Some may find it a little confusing, however, when India, a “big victim of terrorism”, cites its “strong position” on terrorism for not supporting the United Nations resolution for an “urgent, durable, and permanent humanitarian ceasefire in Gaza”. It was argued that India “will have no credibility if we say that when terrorism impacts us, it’s very serious; when it happens to somebody else, it’s not serious”. It may seem to many that abstaining in the UN vote did just that.
Returning to Hamas, Israel didn’t create it.
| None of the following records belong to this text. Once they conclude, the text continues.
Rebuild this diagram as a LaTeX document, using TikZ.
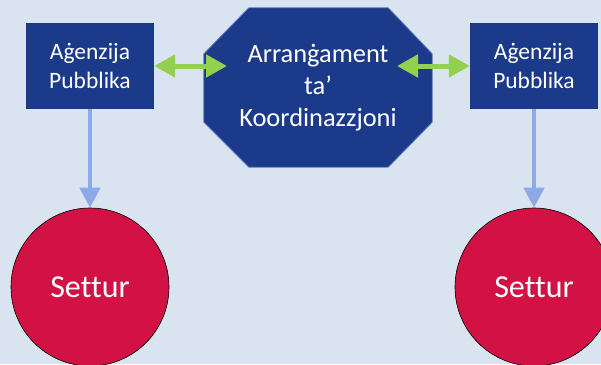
\documentclass[tikz,border=0pt]{standalone}
\usepackage{fontspec}
\setmainfont{Carlito}[Ligatures={NoCommon}]
\usetikzlibrary{arrows.meta,backgrounds}
\definecolor{bg}{HTML}{DAE3F0}
\definecolor{navy}{HTML}{1B3A8A}
\definecolor{crimson}{HTML}{D21245}
\definecolor{leaf}{HTML}{92D050}
\definecolor{sky}{HTML}{8EA9E8}
\definecolor{rim}{HTML}{5B7BC0}

\begin{document}
\begin{tikzpicture}[x=1pt,y=-1pt,
  agency/.style={rectangle, fill=navy, minimum width=128pt, minimum height=86pt,
    inner sep=0pt, text=white, align=center, font=\fontsize{23.5}{29}\selectfont},
  coordbox/.style={rectangle, minimum width=228pt, minimum height=159pt,
    inner sep=0pt, text=white, align=center, font=\fontsize{26.4}{32}\selectfont},
  sector/.style={circle, fill=crimson, draw=black, line width=0.6pt,
    minimum size=158pt, inner sep=0pt, text=white, font=\fontsize{32}{38}\selectfont},
  link/.style={leaf, line width=5pt,
    {Triangle[width=22pt,length=21pt]}-{Triangle[width=22pt,length=21pt]}},
  feed/.style={sky, line width=4.5pt, -{Triangle[width=20pt,length=20pt]}},
]
\useasboundingbox (0,0) rectangle (601,364);
\clip (0,0) rectangle (601,364);

% agencies and the coordination arrangement
\node[agency] (lbox) at (90,66) {Aġenzija\\Pubblika};
\node[agency] (rbox) at (534,66) {Aġenzija\\Pubblika};
\node[coordbox] (oct) at (318,87.5) {Arranġament\\ta’\\Koordinazzjoni};

% sectors
\node[sector] (lcirc) at (90,287) {Settur};
\node[sector] (rcirc) at (534,287) {Settur};

% background and octagon outline
\begin{scope}[on background layer]
  \fill[bg] (0,0) rectangle (601,364);
  \filldraw[fill=navy, draw=rim, line width=0.8pt]
    ([xshift=45pt]oct.north west) -- ([xshift=-44pt]oct.north east)
    -- ([yshift=-46pt]oct.north east) -- ([yshift=45pt]oct.south east)
    -- ([xshift=-44pt]oct.south east) -- ([xshift=45pt]oct.south west)
    -- ([yshift=45pt]oct.south west) -- ([yshift=-46pt]oct.north west)
    -- cycle;
\end{scope}

% two-way links between agencies and arrangement
\coordinate (lend) at (227,66);
\coordinate (rend) at (397,66);
\draw[link] (lbox.east) -- (lend);
\draw[link] (rend) -- (rbox.west);

% agencies feeding into sectors
\draw[feed] (lbox.south) -- (lcirc.north);
\draw[feed] (rbox.south) -- (rcirc.north);
\end{tikzpicture}
\end{document}
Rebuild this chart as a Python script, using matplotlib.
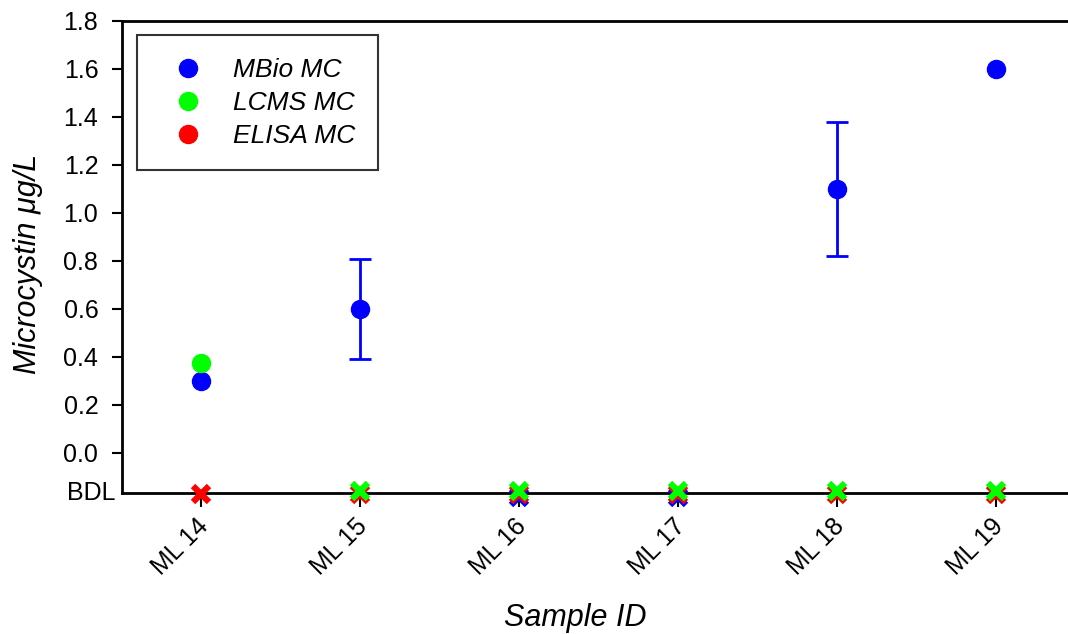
import matplotlib
matplotlib.use("Agg")
import matplotlib.pyplot as plt
import matplotlib.transforms as mtransforms
from matplotlib.lines import Line2D
import numpy as np

plt.rcParams['font.family'] = ['Liberation Sans', 'DejaVu Sans']

# sample sites and measured microcystin (None = below detection limit)
samples = ["ML 14", "ML 15", "ML 16", "ML 17", "ML 18", "ML 19"]
mbio = [0.3, 0.6, None, None, 1.1, 1.6]
mbio_err = [None, 0.21, None, None, 0.28, None]
lcms = [0.375, None, None, None, None, None]
elisa = [None, None, None, None, None, None]

bdl = -0.167
yticks = [0.0, 0.2, 0.4, 0.6, 0.8, 1.0, 1.2, 1.4, 1.6, 1.8]

fig = plt.figure(figsize=(10.68, 6.34), dpi=100)
ax = fig.add_axes([0.1142, 0.2224, 0.8858, 0.7445])

x = np.arange(len(samples))

def split(vals):
    det = [(i, v) for i, v in enumerate(vals) if v is not None]
    nd = [i for i, v in enumerate(vals) if v is None]
    return det, nd

# BDL crosses, nudged a few pixels so overlapping ones stay visible
series = [("MBio MC", mbio, "#0000ff", -4),
          ("ELISA MC", elisa, "#ff0000", -1),
          ("LCMS MC", lcms, "#00ff00", 2)]
for name, vals, col, dy in series:
    det, nd = split(vals)
    if nd:
        off = mtransforms.offset_copy(ax.transData, fig=fig, x=0, y=dy, units='dots')
        ax.plot(nd, [bdl] * len(nd), linestyle='none', marker='x', ms=12,
                mew=4.5, color=col, transform=off, clip_on=False, zorder=4)

# detected values, error bars only where there is a spread
det, _ = split(mbio)
ax.plot([i for i, v in det], [v for i, v in det], 'o', color='#0000ff', ms=13,
        zorder=5, clip_on=False)
eb = [(i, mbio[i], e) for i, e in enumerate(mbio_err) if e is not None]
ax.errorbar([i for i, v, e in eb], [v for i, v, e in eb], yerr=[e for i, v, e in eb],
            fmt='none', ecolor='#0000ff', elinewidth=2, capsize=8, capthick=2, zorder=4)
det, _ = split(lcms)
ax.plot([i for i, v in det], [v for i, v in det], 'o', color='#00ff00', ms=13, zorder=5)

ax.set_xlim(-0.5, 5.45)
ax.set_ylim(bdl, 1.8)
ax.set_xticks(x)
ax.set_xticklabels(samples, rotation=45, ha='right', rotation_mode='anchor', fontsize=18)
ax.set_yticks(yticks)
ax.set_yticklabels(["%.1f" % t for t in yticks], fontsize=18)
ax.tick_params(axis='y', direction='out', length=7, width=1.5, pad=10)
ax.tick_params(axis='x', direction='out', length=10, width=1.5, pad=5)

# pull the slanted sample labels a little to the left
shift = mtransforms.ScaledTranslation(-5 / 100, 0, fig.dpi_scale_trans)
for lab in ax.get_xticklabels():
    lab.set_transform(lab.get_transform() + shift)

# BDL sits at the corner, no tick mark
ax.text(-0.007, bdl, "BDL", transform=ax.get_yaxis_transform(), ha='right',
        va='center', fontsize=18)

for s in ["left", "bottom", "top"]:
    ax.spines[s].set_linewidth(2)
ax.spines["right"].set_visible(False)

ax.set_xlabel("Sample ID", fontsize=22, style='italic')
ax.set_ylabel("Microcystin μg/L", fontsize=22, style='italic')
ax.xaxis.set_label_coords(0.479, -0.233)
ax.yaxis.set_label_coords(-0.083, 0.485)

handles = [Line2D([], [], linestyle='none', marker='o', ms=13, color=c)
           for c in ["#0000ff", "#00ff00", "#ff0000"]]
leg = ax.legend(handles, ["MBio MC", "LCMS MC", "ELISA MC"], loc='upper left',
                bbox_to_anchor=(0.016, 0.97), frameon=True, fancybox=False,
                edgecolor='black', borderpad=0.86, labelspacing=0.34,
                handlelength=2.1, handletextpad=0.68, borderaxespad=0,
                prop={'style': 'italic', 'size': 19})
leg.get_frame().set_linewidth(1.5)

fig.savefig("out.png", dpi=100)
That distinction was shared between Ahmad Yasin, a wheelchair-bound Palestinian teacher of Arabic and Islamic studies who was also almost deaf and blind but close to the Muslim Brotherhood, and Brig. Gen. Yitzhak Segev, Israel’s military governor in Gaza in the early 1980s. Gen. Segev told the New York Times that he had helped finance Palestinian Islamists as a “counterweight” to the secularist and leftist Palestine Liberation Organisation and Arafat’s Fatah party. “The Israeli government gave me a budget,” he confessed, “and the military government gives to the mosques”.
Avner Cohen, a former Israeli religious affairs official who worked in Gaza for more than two decades, provided further confirmation. “Hamas, to my great regret, is Israel’s creation,” he told the Wall Street Journal in 2009, and warned his superiors not to play divide-and-rule in the occupied territories, by backing Islamists against secularists. He advised annihilating the “monster” of Hamas before it “jumps in our face”.
That could have been done in December 1987 when an Israeli truck driver killed some Palestinian workers and started the first Intifada. Yasin and company issued their first leaflet days afterwards, and Hamas’ charter the next August. The Independent’s obituary of Yasin when a missile killed him on March 22, 2004 stated that “Hamas was not formally outlawed by the Israeli military authorities until 1989, fuelling the still commonly held belief among secular Arab nationalists that Israel and US intelligence fostered the group as a useful counterweight to Arafat’s PLO”. Stephen Zunes, an academic at the University of San Francisco, fleshed out that claim in America’s Hidden Role in Hamas’ Rise to Power.
Some well-wishing commentators wonder why the Palestinians did not offer non-violent passive resistance. The answer is that they were not allowed. In 1988, Israel expelled a Palestinian Christian pacifist activist, Mubarak Awad, who advocated Gandhian-style resistance. At the same time, Yasin was allowed to circulate anti-Jewish hate literature and call for Israel’s destruction by force. US policy was similarly duplicitous. Until 1993, American consular officials in Jerusalem periodically met Hamas leaders but were forbidden to meet PLO officials or leading moderates in Arafat’s coalition although the PLO had renounced terrorism and unilaterally recognised Israel as far back as 1988.
In India, the sad tale of building up Jarnail Singh Bhindranwale had already played out by the time Israel discovered in Hamas the enemy that it needs.